### [Data segment]

##############################

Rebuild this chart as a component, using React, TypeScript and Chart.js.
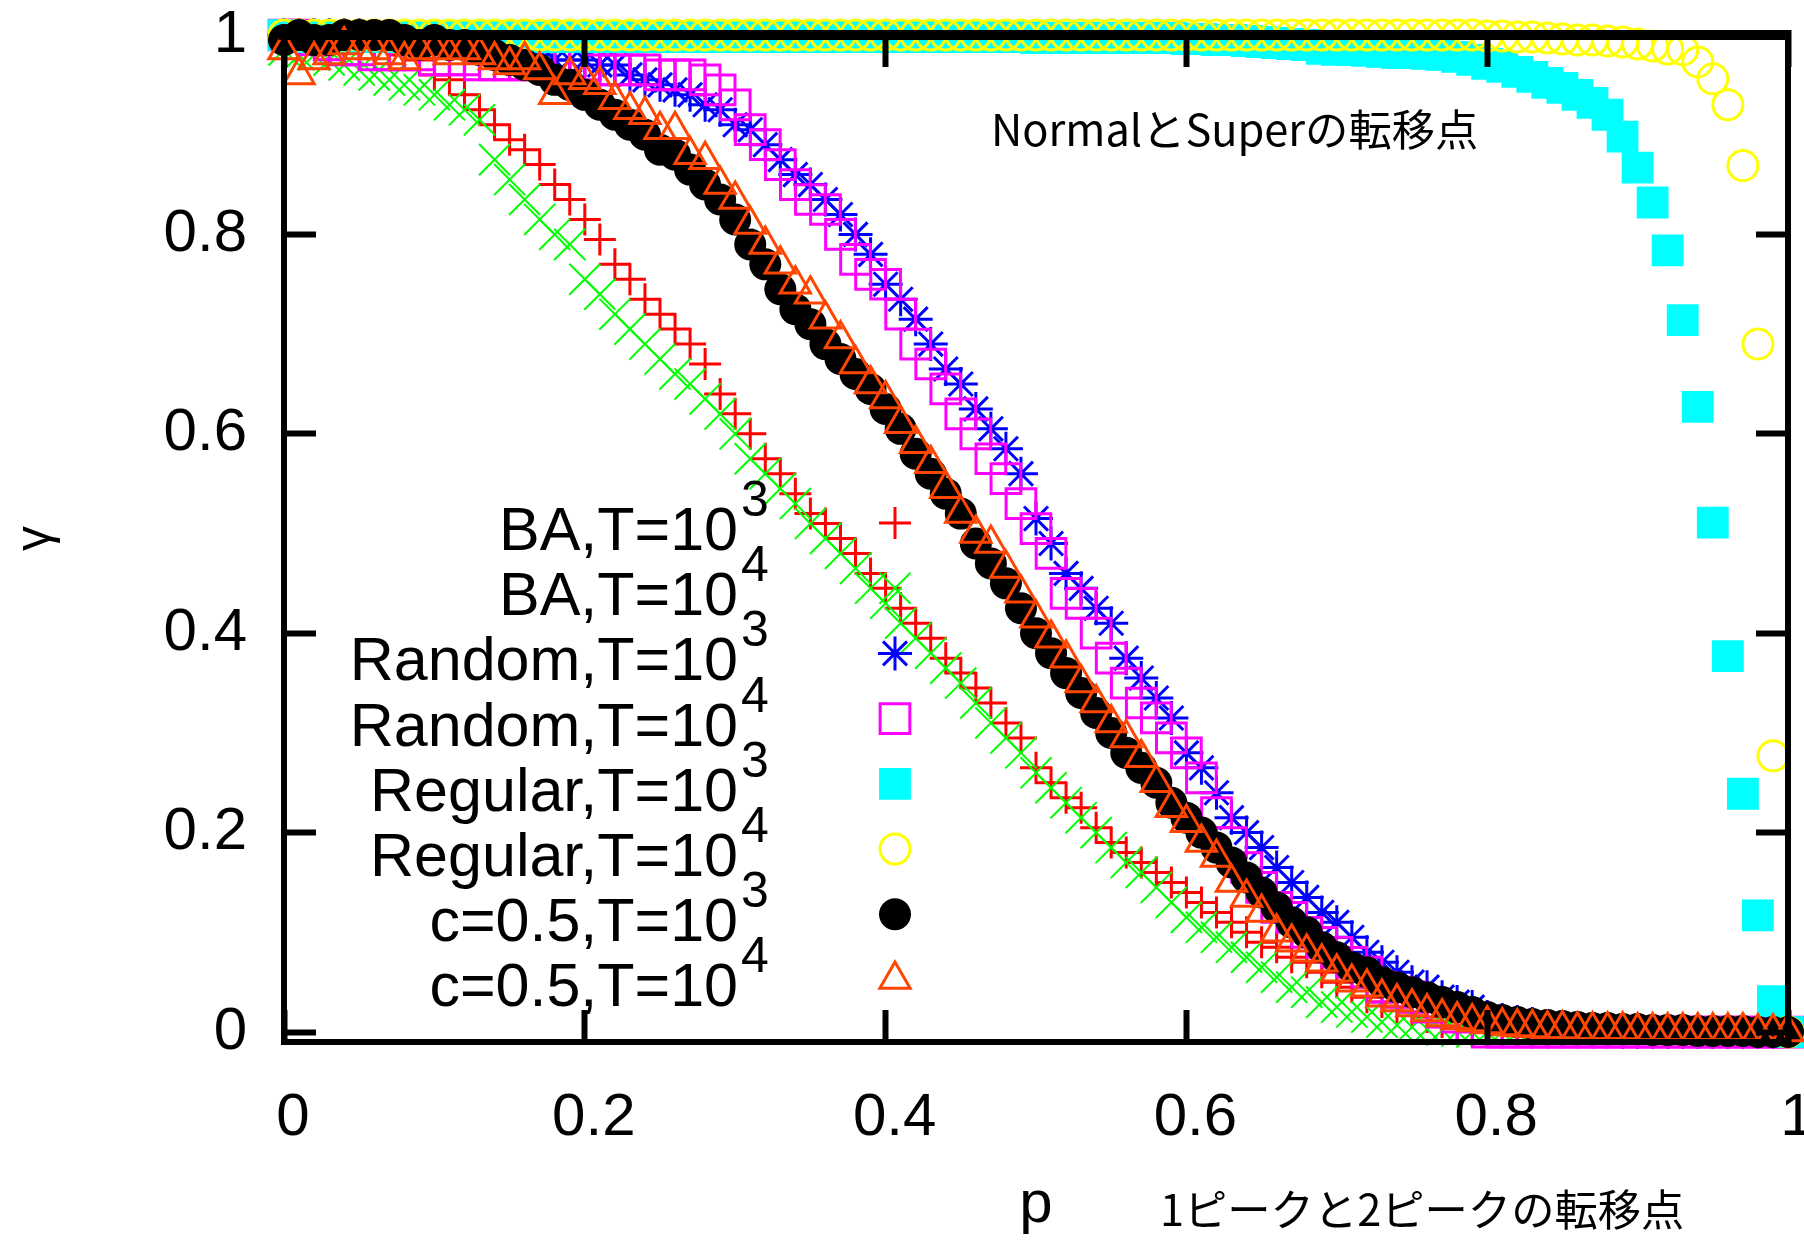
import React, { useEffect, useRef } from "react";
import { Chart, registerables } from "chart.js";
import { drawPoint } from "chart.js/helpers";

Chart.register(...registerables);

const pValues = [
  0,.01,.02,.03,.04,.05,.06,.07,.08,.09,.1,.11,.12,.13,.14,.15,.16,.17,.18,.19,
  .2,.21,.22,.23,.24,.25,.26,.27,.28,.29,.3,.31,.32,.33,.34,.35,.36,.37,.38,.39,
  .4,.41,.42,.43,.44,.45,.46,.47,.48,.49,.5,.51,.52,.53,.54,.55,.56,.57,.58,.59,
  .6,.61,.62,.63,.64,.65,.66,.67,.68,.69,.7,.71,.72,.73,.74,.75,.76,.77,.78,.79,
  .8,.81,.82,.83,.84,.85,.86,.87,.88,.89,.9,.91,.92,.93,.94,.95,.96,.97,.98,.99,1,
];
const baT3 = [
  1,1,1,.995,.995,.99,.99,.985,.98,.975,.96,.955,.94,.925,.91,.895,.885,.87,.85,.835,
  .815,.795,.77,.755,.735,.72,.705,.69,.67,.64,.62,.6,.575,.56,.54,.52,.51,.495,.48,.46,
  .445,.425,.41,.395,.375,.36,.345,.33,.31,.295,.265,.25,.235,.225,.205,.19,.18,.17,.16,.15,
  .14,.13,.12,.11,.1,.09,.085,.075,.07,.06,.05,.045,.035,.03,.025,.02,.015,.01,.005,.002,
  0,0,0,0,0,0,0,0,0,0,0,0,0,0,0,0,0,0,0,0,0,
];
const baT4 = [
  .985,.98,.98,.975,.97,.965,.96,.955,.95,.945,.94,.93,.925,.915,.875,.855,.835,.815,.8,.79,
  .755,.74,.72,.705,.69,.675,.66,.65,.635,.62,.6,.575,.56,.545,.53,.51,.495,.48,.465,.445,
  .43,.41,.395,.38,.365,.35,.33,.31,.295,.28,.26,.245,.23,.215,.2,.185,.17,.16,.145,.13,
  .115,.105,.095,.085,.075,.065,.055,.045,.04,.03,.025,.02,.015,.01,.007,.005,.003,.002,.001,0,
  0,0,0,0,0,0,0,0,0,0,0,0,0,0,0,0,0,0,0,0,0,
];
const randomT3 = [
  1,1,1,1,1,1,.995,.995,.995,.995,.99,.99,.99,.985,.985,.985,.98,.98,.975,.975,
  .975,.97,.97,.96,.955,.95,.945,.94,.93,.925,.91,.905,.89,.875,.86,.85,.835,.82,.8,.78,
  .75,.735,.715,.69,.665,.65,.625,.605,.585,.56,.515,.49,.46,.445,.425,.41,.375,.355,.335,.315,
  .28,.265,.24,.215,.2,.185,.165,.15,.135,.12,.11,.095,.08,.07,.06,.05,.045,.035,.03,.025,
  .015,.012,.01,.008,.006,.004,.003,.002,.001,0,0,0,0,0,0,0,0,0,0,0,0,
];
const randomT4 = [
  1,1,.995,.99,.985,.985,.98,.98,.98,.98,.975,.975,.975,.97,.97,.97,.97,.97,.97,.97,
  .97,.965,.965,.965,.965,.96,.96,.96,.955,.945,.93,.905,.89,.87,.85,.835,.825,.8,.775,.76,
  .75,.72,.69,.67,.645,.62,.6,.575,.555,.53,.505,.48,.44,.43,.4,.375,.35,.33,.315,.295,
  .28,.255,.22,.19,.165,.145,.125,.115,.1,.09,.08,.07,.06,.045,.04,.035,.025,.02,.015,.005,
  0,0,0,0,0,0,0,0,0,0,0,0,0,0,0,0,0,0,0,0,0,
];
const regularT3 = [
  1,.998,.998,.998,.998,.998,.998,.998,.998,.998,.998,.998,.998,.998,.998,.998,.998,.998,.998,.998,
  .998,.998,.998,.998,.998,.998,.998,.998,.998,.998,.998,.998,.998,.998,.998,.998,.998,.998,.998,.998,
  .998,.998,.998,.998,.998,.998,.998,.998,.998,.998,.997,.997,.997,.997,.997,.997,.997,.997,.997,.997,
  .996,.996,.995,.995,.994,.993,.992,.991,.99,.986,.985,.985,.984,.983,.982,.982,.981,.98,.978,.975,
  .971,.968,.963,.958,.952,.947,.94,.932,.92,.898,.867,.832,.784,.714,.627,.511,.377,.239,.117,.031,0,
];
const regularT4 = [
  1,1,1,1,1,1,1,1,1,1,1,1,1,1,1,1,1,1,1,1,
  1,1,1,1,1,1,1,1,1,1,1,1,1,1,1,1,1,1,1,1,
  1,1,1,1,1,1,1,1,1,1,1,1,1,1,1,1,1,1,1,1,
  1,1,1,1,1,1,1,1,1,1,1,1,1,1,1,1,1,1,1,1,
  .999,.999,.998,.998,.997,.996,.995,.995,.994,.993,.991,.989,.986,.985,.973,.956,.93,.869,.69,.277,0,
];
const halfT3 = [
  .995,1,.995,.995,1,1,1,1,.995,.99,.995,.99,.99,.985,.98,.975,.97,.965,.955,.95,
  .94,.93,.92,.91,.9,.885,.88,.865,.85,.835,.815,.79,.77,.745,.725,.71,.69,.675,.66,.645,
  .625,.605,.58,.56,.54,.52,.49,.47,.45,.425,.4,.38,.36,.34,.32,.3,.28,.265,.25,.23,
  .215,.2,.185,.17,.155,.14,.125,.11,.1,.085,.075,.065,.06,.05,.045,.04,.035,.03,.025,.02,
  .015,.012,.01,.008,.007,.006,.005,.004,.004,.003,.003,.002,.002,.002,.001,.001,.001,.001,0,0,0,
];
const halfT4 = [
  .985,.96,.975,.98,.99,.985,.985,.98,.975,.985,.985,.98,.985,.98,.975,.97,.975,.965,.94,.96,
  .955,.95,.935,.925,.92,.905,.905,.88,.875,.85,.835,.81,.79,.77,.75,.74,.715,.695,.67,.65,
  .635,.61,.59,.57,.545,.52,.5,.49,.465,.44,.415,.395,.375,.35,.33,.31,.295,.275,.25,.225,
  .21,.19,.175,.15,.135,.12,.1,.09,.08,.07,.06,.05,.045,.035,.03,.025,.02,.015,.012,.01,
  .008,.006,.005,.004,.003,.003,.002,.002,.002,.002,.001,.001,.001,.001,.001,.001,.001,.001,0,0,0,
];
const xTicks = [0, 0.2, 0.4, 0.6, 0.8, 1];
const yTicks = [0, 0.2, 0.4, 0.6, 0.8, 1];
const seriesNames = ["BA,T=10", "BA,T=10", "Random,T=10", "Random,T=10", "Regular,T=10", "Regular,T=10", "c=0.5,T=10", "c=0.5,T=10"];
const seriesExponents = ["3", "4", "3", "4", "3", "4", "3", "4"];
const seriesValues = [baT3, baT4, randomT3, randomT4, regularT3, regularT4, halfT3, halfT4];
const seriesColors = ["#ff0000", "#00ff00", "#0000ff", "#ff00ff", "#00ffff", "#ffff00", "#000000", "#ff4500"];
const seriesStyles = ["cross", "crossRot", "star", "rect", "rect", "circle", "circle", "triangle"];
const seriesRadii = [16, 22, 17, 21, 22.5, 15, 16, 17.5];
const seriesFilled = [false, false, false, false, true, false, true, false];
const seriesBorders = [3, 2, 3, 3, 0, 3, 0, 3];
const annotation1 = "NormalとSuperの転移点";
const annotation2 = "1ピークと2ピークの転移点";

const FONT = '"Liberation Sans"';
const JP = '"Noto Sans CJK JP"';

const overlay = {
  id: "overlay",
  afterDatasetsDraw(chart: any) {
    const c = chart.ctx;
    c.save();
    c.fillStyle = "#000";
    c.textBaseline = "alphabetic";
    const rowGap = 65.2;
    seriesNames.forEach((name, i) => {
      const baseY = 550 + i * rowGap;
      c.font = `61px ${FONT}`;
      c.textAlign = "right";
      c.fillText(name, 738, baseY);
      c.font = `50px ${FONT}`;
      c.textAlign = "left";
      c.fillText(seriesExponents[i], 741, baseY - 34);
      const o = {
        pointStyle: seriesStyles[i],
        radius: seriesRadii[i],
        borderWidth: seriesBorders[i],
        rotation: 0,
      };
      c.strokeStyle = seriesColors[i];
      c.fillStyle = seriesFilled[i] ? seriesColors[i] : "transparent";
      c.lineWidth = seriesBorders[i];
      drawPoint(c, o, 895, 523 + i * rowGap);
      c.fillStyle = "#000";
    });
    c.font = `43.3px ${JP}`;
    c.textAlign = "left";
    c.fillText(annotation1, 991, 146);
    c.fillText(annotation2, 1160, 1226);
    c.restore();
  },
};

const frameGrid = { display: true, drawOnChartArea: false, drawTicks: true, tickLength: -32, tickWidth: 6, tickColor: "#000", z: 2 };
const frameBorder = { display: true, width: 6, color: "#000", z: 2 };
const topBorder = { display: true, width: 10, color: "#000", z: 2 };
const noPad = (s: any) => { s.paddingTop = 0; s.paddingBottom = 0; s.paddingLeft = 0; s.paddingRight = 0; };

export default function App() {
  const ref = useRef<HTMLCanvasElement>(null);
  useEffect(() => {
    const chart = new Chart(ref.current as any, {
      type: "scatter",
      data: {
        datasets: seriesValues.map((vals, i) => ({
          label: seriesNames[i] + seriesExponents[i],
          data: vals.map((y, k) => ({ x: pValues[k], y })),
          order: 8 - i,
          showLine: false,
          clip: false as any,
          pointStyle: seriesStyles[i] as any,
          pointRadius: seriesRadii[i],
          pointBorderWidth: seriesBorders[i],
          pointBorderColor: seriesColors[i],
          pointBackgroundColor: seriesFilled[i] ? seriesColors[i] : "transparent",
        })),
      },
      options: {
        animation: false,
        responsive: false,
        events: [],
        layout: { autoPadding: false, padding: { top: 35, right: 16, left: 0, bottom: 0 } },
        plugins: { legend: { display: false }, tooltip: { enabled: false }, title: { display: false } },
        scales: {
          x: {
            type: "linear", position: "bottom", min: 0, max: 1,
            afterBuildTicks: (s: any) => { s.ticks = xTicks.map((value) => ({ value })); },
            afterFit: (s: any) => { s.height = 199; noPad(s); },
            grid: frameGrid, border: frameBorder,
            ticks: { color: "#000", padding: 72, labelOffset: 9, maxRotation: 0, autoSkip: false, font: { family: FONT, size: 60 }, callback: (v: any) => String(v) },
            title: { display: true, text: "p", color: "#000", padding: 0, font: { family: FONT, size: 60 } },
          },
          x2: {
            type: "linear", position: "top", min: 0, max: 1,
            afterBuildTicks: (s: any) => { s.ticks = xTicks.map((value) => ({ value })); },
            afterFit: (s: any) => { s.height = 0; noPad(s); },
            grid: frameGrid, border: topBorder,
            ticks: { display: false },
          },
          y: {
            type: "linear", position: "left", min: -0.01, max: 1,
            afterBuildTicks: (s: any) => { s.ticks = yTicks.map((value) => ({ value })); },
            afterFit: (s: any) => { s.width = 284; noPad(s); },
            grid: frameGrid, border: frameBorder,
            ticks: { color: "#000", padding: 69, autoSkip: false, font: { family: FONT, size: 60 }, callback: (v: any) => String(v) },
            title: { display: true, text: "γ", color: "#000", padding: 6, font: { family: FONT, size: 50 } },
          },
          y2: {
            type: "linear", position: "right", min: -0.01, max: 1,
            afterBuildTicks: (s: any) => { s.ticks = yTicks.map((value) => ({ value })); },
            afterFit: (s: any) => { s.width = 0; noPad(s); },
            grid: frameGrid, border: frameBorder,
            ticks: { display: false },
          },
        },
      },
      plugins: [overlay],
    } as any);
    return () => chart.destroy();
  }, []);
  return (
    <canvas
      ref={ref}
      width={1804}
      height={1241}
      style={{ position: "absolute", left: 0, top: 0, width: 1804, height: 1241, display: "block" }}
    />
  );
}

##############################

### [Task directions]
Write out the lines from the start of the material to the line with "Chart.register(...registerables);", inclusive and exactly. Skip the pictures.

### [Completed exercise]
Rebuild this chart as a component, using React, TypeScript and Chart.js.
import React, { useEffect, useRef } from "react";
import { Chart, registerables } from "chart.js";
import { drawPoint } from "chart.js/helpers";

Chart.register(...registerables);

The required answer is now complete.